A state of hallucination always engulfed me and it never looked bad even when I did not meet him after that.

But, once in a while, he talks to me in his inimitable style. He sings to me, whispers incoherently, as always taking me by surprise.

“Your nomad is discovering new lands and places, and meeting lots of interesting people. I am sure you would have liked them too, like I am enjoying now. Do join me sometime. And yes, don’t be sad. I am here only, right beside you. The other day, when you saw the elderly man sitting in gay abandon in the empty bus bay, lost in his own thoughts, I was there too. I saw you, noticing the old man keenly. By now, I know you well. Your love for unnoticed and unattended things is quite profound. Perhaps that is why you have found me. Generally people don’t notice me, even when I stand right in front of them. You in a way discovered me in the midst of a crowd. Before I met you, I almost started believing that I have become non-existent, like the invisible man. You gave me visibility, and I am sure you too have re-discovered yourself once again through my prism.”

(If anyone of you ever comes across the wanderer described in the above post do inform me. I am desperately looking for him.)

Musings of a lonely traveller

It was unlikely that I would have embarked on a journey that I had not planned for in my wildest of dreams. But, you’ve been adamant. You wanted me to travel across the space -- alone and lost.
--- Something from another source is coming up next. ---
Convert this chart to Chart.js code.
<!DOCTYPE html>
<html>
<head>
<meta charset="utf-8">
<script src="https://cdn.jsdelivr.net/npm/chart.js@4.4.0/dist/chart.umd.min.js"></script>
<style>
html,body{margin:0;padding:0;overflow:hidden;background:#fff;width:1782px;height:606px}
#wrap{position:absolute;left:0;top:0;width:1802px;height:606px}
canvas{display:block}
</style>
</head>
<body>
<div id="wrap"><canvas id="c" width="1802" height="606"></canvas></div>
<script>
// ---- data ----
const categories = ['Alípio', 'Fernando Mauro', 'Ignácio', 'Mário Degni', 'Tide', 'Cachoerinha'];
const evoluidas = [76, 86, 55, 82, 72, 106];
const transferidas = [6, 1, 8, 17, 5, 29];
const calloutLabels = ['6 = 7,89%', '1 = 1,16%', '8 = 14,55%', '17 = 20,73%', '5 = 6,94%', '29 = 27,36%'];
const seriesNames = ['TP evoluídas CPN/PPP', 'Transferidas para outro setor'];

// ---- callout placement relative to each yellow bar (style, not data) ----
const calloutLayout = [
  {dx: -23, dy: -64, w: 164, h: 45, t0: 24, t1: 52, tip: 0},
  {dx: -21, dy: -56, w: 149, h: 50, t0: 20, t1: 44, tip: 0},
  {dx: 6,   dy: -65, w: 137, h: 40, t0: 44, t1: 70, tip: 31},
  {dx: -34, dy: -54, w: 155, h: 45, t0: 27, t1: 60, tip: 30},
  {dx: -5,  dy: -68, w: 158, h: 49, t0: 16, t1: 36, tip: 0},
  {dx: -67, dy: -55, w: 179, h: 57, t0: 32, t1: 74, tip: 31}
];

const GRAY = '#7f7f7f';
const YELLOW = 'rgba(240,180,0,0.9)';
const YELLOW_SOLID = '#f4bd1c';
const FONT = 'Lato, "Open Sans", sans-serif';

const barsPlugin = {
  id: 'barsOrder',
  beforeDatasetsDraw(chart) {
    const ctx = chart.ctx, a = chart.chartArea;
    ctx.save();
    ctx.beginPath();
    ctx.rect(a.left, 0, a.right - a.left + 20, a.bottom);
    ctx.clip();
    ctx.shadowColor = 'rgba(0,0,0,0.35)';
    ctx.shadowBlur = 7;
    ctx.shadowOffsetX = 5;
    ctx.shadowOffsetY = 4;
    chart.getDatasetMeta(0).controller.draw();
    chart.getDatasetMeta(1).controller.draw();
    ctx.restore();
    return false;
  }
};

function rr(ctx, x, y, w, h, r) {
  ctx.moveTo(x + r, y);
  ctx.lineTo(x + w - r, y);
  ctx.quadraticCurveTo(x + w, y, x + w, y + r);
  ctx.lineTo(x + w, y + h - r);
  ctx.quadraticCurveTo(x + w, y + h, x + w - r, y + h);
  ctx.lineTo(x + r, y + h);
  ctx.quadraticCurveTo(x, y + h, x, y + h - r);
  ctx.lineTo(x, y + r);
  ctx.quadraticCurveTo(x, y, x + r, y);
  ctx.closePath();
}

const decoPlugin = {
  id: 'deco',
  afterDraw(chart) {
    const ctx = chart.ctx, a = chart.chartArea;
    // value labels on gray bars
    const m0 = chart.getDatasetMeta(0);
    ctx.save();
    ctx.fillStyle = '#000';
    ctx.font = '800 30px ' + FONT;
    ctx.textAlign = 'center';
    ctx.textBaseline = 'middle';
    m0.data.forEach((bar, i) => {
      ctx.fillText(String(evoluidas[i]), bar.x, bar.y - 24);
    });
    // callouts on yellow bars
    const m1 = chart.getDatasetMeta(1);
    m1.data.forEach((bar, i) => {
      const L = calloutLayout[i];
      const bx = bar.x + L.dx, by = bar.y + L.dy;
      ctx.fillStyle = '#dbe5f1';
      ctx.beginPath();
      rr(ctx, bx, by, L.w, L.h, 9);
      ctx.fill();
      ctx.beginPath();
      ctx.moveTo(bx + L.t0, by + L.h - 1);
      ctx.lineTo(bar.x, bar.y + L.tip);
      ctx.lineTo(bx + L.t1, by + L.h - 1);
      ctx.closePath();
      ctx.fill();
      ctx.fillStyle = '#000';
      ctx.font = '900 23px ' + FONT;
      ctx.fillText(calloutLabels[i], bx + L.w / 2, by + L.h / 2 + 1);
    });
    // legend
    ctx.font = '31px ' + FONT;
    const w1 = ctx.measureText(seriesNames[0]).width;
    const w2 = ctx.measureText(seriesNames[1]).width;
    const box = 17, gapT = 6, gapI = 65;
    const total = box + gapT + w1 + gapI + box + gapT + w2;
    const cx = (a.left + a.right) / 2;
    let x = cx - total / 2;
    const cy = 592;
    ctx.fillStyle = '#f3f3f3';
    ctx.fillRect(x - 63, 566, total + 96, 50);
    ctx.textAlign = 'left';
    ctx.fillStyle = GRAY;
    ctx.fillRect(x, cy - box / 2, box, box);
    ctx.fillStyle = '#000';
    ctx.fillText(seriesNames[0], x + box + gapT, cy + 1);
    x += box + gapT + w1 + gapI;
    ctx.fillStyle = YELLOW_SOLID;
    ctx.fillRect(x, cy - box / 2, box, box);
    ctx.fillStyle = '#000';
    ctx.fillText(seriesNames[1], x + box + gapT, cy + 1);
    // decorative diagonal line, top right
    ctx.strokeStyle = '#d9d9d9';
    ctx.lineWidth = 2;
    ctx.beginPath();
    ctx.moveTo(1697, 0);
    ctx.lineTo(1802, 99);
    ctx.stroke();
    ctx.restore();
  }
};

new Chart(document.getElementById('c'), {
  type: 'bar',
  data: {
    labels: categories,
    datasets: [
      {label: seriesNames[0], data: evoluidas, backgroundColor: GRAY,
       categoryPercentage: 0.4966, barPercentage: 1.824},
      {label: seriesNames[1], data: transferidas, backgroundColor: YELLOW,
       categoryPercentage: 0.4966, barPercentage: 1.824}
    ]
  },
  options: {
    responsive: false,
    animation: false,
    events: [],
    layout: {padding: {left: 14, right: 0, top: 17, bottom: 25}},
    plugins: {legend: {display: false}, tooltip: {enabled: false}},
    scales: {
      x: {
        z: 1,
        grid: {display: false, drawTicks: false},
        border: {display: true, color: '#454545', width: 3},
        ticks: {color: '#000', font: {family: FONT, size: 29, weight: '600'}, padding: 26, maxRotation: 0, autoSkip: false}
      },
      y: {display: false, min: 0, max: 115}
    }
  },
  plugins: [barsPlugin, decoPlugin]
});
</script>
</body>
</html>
You planned and packed everything for me, and bade me goodbye, saying that it was my journey and you cannot accompany me.
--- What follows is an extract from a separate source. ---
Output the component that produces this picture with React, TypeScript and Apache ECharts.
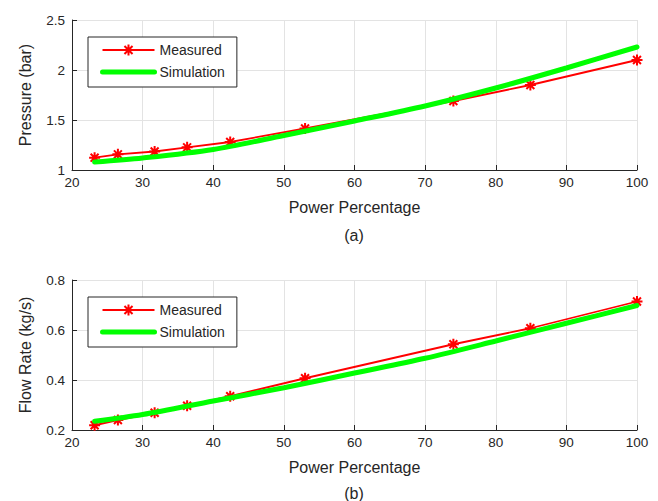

Deep inside, I wanted a company, the horror of travelling alone and touching upon unknown destinations in the midst of strangers are experiences I would love to forget. So, I wanted you to be with me. I wanted you to be my travel mate with whom I would have shared silences of mysterious distances. Distances as experiences suggest are mostly long, tedious and bereft of any familiarity.

Once in a while when you’re intoxicated with the idea of adventure, it is fine to be alone and travelling. The sense of adventure touches the crescendo, and your gregarious self becomes unabashedly shameless. It does not even bother before interrupting love-struck couple engaged in deep conversation of hearts to show them the ugliest pair of high heels you have bought from a flea market during your last vacation stint.
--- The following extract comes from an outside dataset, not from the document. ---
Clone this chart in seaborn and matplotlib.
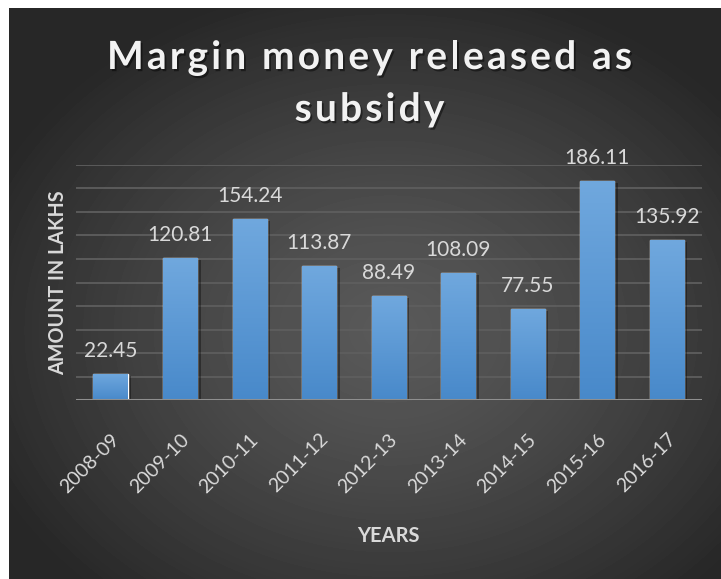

Of course, such efforts do manage to hold two seconds of glances laden with astonishment from strangers. But losing meaning to absurdity should be avoided at times. One should not stoop so low that your innocent act of attracting attention is construed as stepping into someone else’s privacy. That is actually bad, I would say, really bad.

That is when you realise that travelling alone, that too often, subconsciously affect your psychological bearing, which in turn turns you into a neurotic, to be mocked and ridiculed by unknown faces with whom you try your best to build a rapport. Such attempts do not work often. After all, most of the times, your co-passengers have partners to share the jig-jaw puzzle ride of a journey.

After a while, all you do is end up praising even the most moribund of landscape, dry and barren, as the most natural and rustic beauty you have ever come across. Such is the fate of loneliness that you don’t even think twice before blurting out the dumbest of comments not often associated with normal human behaviour. Insanity? Yes, insanity of unparalleled match that builds and grows every day in your mind and heart when all you have for companionship is loneliness.

I detest that perversion of loneliness. I don’t express my opinion often in regard to people like us who are abandoned in the embrace of loneliness. That is why in a bus jostling for space is often so silent that even human groans are perceived as usual playful acts staged by your stomach after a heavy meal? That is why perhaps, pain and its nemesis called happiness are measured in equal contempt. We all have become so immune to emotional outbursts that silence is what we encounter in every destination.

Otherwise, how could it be possible that even after travelling together for hundreds of miles two strangers leave each other as unknown faces at the end of the journey?

However, if you consider the same situation in a slightly different way there lies another beauty. Isn’t it good that after travelling together for several hours in the same train compartment, surreptitiously sharing glances, even if not sharing mundane details like your respective destinations, you both leave each other without ever expecting to meet again in another journey, to cover another distances?

There lies the thread of linking strangers. They are generous people, and set each other free from any bond. So, at times, I feel more strongly for strangers, as they don’t force upon me any session of questions and answers.

In my latest journey, which is your gift to me, I decided not to try hard to befriend any stranger whom I am mostly likely to stumble upon. I, for sure, would meet many people. But, I am adamant and to be the most stoic of strangers during the entire journey. I am going to give a tough competition to other stony strangers whom I am going to meet on my way.

Even if the elderly gentleman holding a newspaper, sitting next to me in the bus expresses his disgust in regard to latest “porngate” scandal rocking Bangalore, all I would do is give him a cold blank look. That would obviously silence him till he covers his entire journey. Or, it might happen that from next time onwards whenever he boards a bus, he would maintain complete silence, as a mark of respect to his co-passengers.

After all, city buses are meant to cover the annoying hours of life in Bangalore. They are no social clubs to befriend people. So, such pervasive silence thickening the red, blue and brown (or is it something else)-coated walls of buses is a well-established rule.

I am saying this with hell lot of confidence, which only a veteran like me of many bus journeys across the length and breadth of the city could ever possess. But then exceptions do happen, and I too have been blessed with befriending men, women and children, when they have opened their hearts to me, and shared those secrets which they perhaps cannot share with their loved ones. After all, they knew that I am just another co-passenger like several other thousands of them whom they had encountered in a bus, guaranteeing them not to meet again.

It is just that I carry secrets of a few strangers whose names I had never bothered to ask.

That is why I love big bursting cities, the anonymity they give you. Even the ice-layered Himalayan ranges from childhood memories had shared their names and addresses with me. They often used to visit me in my courtyard and my mother was always generous enough to offer them chai and biscuits. When you are a resident of a valley surrounded by mountain cliffs, all you have for friends are the mountains.

In small towns of India, a stranger is only a prisoner, kept secluded behind the walls of a mini jail, manned by the lone policeman, whose son is again a friend.